Improving Performance Sentiment Analysis Movie Review Film using Random Forest with Feature Selection Information Gain
(1) Vinsent Brilian Adiguna (Department of Faculty Informatics Engineering, University Dian Nuswantoro, Semarang, Indonesia) (2) Muslihul Aqqad (Department of Faculty Informatics Engineering, University Dian Nuswantoro, Semarang, Indonesia) (3) * Purwanto Purwanto (Department of Faculty Informatics Engineering, University Dian Nuswantoro, Semarang, Indonesia) (4) Jaluanto Sunu Jaluanto Sunu (Department of Faculty Economics and Business, University 17 August 1945 Semarang, Semarang, Indonesia) (5) Honorata Ratnawati Honorata Ratnawati (Department of Faculty Economics and Business, University 17 August 1945 Semarang, Semarang, Indonesia) *corresponding author
Abstract
Sentiment analysis in film reviews is an important task to understand the audience's opinion towards a cinematic work. However, the complexity and subjectivity of language in film reviews pose a challenge. This research explores the application of Random Forest algorithm, an ensemble learning method, to perform sentiment classification on film reviews. Random Forest is built from a set of decision trees, each of which provides a prediction, and the final result is obtained from majority voting. This approach has the advantage of handling overfitting data. This research uses 500 review datasets along with positive and negative sentiment labels. The review text is represented as Information Gain and TF-IDF features to model the weight of each word. The Random Forest model is then trained using these features to predict sentiment labels. The performance of the model is evaluated using metrics such as accuracy, precision, recall and f1-score.
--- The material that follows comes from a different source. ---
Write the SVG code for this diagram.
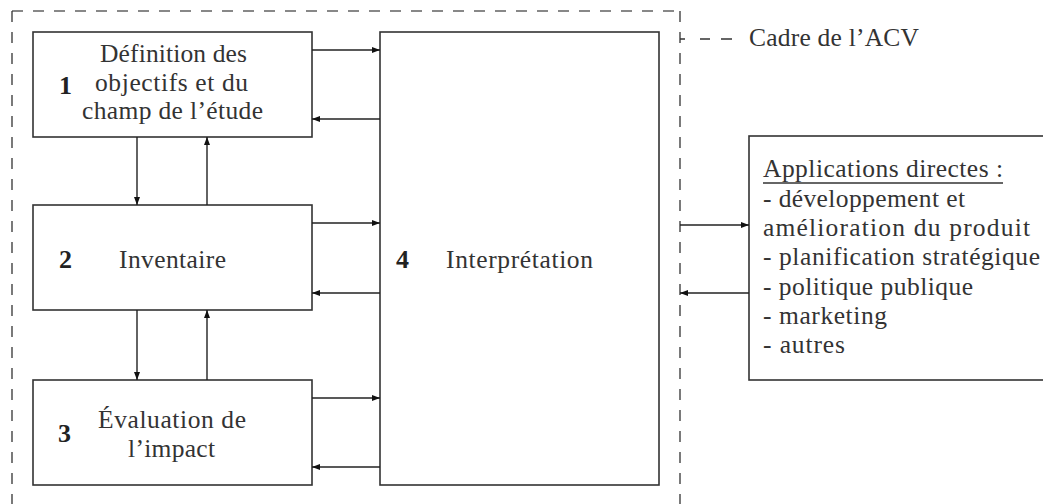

The experimental results show that Random Forest is able to achieve 95.20% accuracy in sentiment classification of film reviews, surpassing the Support Vector Machine classification algorithm which in previous studies only achieved 92%. These findings provide a new perspective on the benefits of ensemble learning in sentiment analysis and its potential application in other domains such as marketing and public opinion analysis.
Keywords
random forest, information gain, feature selection, sentiment analysis.